> _WHAT YOU HAVE TO DO_: Filter the entries below, keeping only lines with the word "that".

[Start RECORDS FOR THE TASK]

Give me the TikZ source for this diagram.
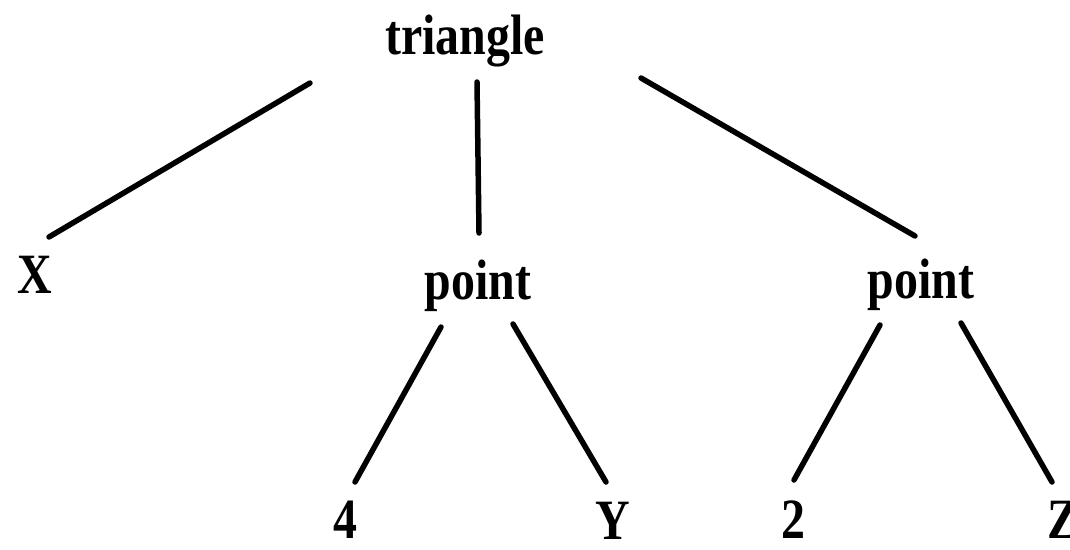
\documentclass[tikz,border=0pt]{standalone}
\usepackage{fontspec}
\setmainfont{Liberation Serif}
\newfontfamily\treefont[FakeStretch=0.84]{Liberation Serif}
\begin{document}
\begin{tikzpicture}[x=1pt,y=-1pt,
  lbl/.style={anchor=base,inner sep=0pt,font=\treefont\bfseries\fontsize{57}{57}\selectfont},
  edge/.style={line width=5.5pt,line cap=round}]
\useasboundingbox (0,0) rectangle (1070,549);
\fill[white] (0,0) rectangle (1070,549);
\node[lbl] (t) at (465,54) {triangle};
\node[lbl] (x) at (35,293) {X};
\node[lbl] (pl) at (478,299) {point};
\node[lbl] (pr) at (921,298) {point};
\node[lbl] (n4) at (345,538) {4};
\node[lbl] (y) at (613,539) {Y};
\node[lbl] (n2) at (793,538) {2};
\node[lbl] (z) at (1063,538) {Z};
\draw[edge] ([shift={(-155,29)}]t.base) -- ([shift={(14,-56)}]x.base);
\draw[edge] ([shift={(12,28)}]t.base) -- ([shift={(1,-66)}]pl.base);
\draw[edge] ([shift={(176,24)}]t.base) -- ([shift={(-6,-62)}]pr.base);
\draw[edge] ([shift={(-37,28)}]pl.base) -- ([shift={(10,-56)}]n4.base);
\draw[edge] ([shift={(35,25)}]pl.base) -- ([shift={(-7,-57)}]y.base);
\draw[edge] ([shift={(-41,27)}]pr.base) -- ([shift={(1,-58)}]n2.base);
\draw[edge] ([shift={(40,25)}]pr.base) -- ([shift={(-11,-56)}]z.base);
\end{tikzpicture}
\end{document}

[End RECORDS FOR THE TASK]
[Start RECORDS FOR THE TASK]

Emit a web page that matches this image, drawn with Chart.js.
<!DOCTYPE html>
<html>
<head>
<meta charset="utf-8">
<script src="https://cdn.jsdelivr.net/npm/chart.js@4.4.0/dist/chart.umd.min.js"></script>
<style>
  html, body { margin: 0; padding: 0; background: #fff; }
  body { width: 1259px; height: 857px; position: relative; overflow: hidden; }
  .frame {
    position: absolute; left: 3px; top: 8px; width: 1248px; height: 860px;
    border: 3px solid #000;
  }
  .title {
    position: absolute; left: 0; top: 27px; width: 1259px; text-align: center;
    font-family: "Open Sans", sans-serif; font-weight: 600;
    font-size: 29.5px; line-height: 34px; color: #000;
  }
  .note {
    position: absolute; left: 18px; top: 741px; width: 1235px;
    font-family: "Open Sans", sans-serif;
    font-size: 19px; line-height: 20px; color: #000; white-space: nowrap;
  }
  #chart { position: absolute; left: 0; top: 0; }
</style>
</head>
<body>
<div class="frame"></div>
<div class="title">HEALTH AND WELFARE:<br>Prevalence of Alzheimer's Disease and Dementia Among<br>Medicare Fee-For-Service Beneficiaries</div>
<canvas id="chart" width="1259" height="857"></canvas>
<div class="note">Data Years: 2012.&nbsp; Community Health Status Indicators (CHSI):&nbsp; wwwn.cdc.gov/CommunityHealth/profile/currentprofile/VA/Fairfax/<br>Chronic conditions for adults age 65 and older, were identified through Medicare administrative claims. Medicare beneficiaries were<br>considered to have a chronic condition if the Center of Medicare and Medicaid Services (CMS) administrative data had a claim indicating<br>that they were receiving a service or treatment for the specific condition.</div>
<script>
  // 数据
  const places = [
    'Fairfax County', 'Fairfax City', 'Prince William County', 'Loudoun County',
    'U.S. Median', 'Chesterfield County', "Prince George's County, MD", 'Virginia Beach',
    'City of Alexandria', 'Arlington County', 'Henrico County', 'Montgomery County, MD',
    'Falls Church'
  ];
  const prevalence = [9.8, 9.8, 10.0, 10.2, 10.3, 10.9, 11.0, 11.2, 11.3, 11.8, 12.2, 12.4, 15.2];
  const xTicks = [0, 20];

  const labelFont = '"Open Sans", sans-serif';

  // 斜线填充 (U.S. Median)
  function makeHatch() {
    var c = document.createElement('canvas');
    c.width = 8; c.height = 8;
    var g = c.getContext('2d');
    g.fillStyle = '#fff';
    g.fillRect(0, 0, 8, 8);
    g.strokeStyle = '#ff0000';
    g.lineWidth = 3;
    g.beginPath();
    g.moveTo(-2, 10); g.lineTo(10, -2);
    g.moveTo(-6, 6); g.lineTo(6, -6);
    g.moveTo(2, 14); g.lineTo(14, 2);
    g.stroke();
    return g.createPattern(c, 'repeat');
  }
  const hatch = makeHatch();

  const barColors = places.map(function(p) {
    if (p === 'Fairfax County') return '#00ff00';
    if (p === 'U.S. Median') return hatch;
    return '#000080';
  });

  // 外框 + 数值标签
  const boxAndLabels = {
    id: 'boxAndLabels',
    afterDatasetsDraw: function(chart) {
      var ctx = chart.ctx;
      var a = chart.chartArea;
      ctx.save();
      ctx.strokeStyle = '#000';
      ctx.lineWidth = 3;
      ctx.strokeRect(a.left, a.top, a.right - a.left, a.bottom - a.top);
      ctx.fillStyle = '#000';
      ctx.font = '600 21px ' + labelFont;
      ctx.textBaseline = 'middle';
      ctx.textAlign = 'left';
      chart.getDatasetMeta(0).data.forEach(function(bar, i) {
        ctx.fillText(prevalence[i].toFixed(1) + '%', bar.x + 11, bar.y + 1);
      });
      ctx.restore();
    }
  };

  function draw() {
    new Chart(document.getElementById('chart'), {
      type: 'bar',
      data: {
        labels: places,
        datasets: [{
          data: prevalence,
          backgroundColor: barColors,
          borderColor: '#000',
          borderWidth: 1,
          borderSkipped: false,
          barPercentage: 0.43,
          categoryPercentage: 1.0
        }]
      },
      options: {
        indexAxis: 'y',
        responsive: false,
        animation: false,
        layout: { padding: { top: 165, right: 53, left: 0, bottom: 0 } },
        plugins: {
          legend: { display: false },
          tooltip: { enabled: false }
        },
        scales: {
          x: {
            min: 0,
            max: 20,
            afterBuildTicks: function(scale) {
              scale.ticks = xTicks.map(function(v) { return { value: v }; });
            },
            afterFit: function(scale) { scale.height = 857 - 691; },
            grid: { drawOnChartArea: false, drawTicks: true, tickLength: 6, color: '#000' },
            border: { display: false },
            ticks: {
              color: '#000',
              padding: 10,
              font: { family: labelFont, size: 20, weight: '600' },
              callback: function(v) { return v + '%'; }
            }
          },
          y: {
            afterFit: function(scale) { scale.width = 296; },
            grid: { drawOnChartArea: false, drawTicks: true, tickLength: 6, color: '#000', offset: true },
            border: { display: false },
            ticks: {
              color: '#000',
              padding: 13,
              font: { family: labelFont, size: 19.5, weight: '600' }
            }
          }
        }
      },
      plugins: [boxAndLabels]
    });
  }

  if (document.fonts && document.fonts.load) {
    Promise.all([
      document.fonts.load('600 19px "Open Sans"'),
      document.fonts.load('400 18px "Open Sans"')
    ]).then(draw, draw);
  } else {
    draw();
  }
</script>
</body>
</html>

[End RECORDS FOR THE TASK]

> _FULL OUTPUT_:
Emit a web page that matches this image, drawn with Chart.js.
<div class="note">Data Years: 2012.&nbsp; Community Health Status Indicators (CHSI):&nbsp; wwwn.cdc.gov/CommunityHealth/profile/currentprofile/VA/Fairfax/<br>Chronic conditions for adults age 65 and older, were identified through Medicare administrative claims. Medicare beneficiaries were<br>considered to have a chronic condition if the Center of Medicare and Medicaid Services (CMS) administrative data had a claim indicating<br>that they were receiving a service or treatment for the specific condition.</div>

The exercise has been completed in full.